Since its debut, the podcast has amassed a core base of roughly 1,200 listeners per episode, with downloads topping out at about 4,000. Said core includes a few dozen of Chicago’s most popular chefs, meaning the regular listener is engaged and “very sticky,” Shapiro said. But as they’ve amassed hundreds of hours of content in the ephemeral realm of podcasting, they wonder if they’re hitting a ceiling, not just on local listenership (about 70 percent of downloads are Illinois-based) but on those interested in dining-scene deep dives. All they can do is keep building and deepening their knowledge and network from the place they know best. 

“The evolution is really through Tim and I – our relationship, how we talk to people, because that’s the only constant with ‘Joiners,’” Shapiro said. 

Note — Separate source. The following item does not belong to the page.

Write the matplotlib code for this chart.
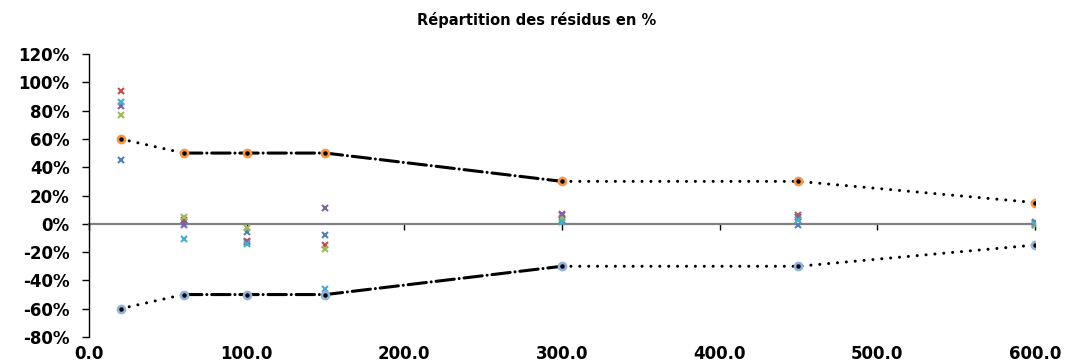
import matplotlib.pyplot as plt
import matplotlib.ticker as mticker
import numpy as np

plt.rcParams['font.family'] = ['DejaVu Sans']

# envelope (tolerance limits), in %
env_x = [20, 60, 100, 150, 300, 450, 600]
env_upper = [60, 50, 50, 50, 30, 30, 15]
env_lower = [-60, -50, -50, -50, -30, -30, -15]

# residuals per series, in %
res_x = [20, 60, 100, 150, 300, 450, 600]
res_blue = [45, 1, -6, -8, 2.5, -1, 1]
res_red = [94, 2.5, -12, -15, 6, 6.5, -1]
res_green = [77, 4.5, -3, -17.5, 4, 4.5, -0.5]
res_purple = [83, -1, -13, 11, 7, 5, 0.5]
res_cyan = [86, -11, -14.5, -46, 1, 3, 0]

fig = plt.figure(figsize=(10.67, 3.63), dpi=100)
ax = fig.add_axes([0.0834, 0.0716, 0.8866, 0.7796])

series = [
    (res_blue, '#4F81BD'),
    (res_red, '#C0504D'),
    (res_green, '#9BBB59'),
    (res_purple, '#8064A2'),
    (res_cyan, '#4BACC6'),
]
for vals, col in series:
    ax.plot(res_x, np.array(vals) / 100, linestyle='none', marker='x',
            color=col, ms=4.5, mew=1.5, zorder=3)

dotted = (0, (0.01, 2.9))
dashdot = (0, (6, 1.6, 0.01, 1.6))
ex = np.array(env_x)
for env in (env_upper, env_lower):
    ev = np.array(env) / 100
    ax.plot(ex[:2], ev[:2], color='black', lw=2.2, linestyle=dotted,
            dash_capstyle='round', zorder=4)
    ax.plot(ex[1:5], ev[1:5], color='black', lw=2.2, linestyle=dashdot,
            dash_capstyle='round', zorder=4)
    ax.plot(ex[4:], ev[4:], color='black', lw=2.2, linestyle=dotted,
            dash_capstyle='round', zorder=4)

ax.plot(ex, np.array(env_upper) / 100, linestyle='none', marker='o',
        ms=6, color='#F79646', zorder=5)
ax.plot(ex, np.array(env_lower) / 100, linestyle='none', marker='o',
        ms=6, color='#95B3D7', zorder=5)
ax.plot(ex, np.array(env_upper) / 100, linestyle='none', marker='o',
        ms=2.2, color='black', zorder=6)
ax.plot(ex, np.array(env_lower) / 100, linestyle='none', marker='o',
        ms=2.2, color='black', zorder=6)

ax.set_xlim(0, 600)
ax.set_ylim(-0.8, 1.2)
ax.set_yticks(np.arange(-0.8, 1.21, 0.2))
ax.yaxis.set_major_formatter(
    mticker.FuncFormatter(lambda v, p: '%d%%' % int(round(v * 100)) if round(v * 100) != 0 else '0%'))

for s in ('top', 'right'):
    ax.spines[s].set_visible(False)
ax.spines['left'].set_color('black')
ax.spines['left'].set_linewidth(1.0)
ax.spines['bottom'].set_position(('data', 0))
ax.spines['bottom'].set_color('#808080')
ax.spines['bottom'].set_linewidth(1.6)
ax.spines['bottom'].set_zorder(2)

ax.set_xticks(np.arange(0, 601, 100))
ax.tick_params(axis='x', direction='out', length=4, width=1, color='black',
               labelbottom=False)
ax.tick_params(axis='y', direction='out', length=5, width=1, pad=9,
               labelsize=12)
for lab in ax.get_yticklabels():
    lab.set_fontweight('bold')

sec = ax.secondary_xaxis('bottom')
sec.set_xticks(np.arange(0, 601, 100))
sec.xaxis.set_major_formatter(mticker.FormatStrFormatter('%.1f'))
sec.tick_params(length=0, pad=5.5, labelsize=12)
sec.spines['bottom'].set_visible(False)
for lab in sec.get_xticklabels():
    lab.set_fontweight('bold')

fig.text(0.503, 0.945, 'Répartition des résidus en %', ha='center',
         va='center', fontsize=10.5, fontweight='bold')

fig.savefig('out.png', dpi=100)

They relish a great conversation, even if it means running 30-odd minutes over on time. They want listeners to feel like they’re in on the joke, whether that means finding the squeaky barstool at Shaw’s Crabhouse’s Oyster Bar or joining their long-raging debate over the superiority of Culver’s versus In-N-Out’s burgers. 

But they also want this thing they’ve built to sustain itself financially. Sponsorship partners like Branca USA help “Joiners” break even, but to make it profitable they’d have to more aggressively pursue sponsors, which raises concerns that they could eventually risk compromising their authenticity and integrity.

During blue-sky conversations, they also talk about making “Joiners” the standard bearer of hospitality podcasts, which would probably require taking it on the road to record in different cities and forge new connections – not an easy ask of two business owners with young families. They’ve toyed with leaning more into video, leveraging their unique industry access to make more entertaining content. As Tierney noted, “Videos go viral; podcasts don’t.” Indeed, views on a handful of their Reels (all edited by Shapiro) have reached the tens of thousands. 

Whether consciously or not, they’ve yet to meaningfully pursue these avenues, in part because they believe growing a podcast in a rising sea of them means putting themselves front and center.

“Tim and I don’t have big egos,” Shapiro said. “In order to become a much bigger thing, you really have to make it about yourselves. We don’t, and that’s the reason that guests like coming on, because it’s fully about them, not us.”

He paused to briefly rib Tierney, who accidentally over-applied hot sauce to his sandwich. Then he added with a laugh: “It’s funny because the thing that helps it succeed is the thing that keeps it from succeeding. It’s a real paradox of a podcast.”

This has been edited to remove an incorrect location for where "Joiners" is recorded.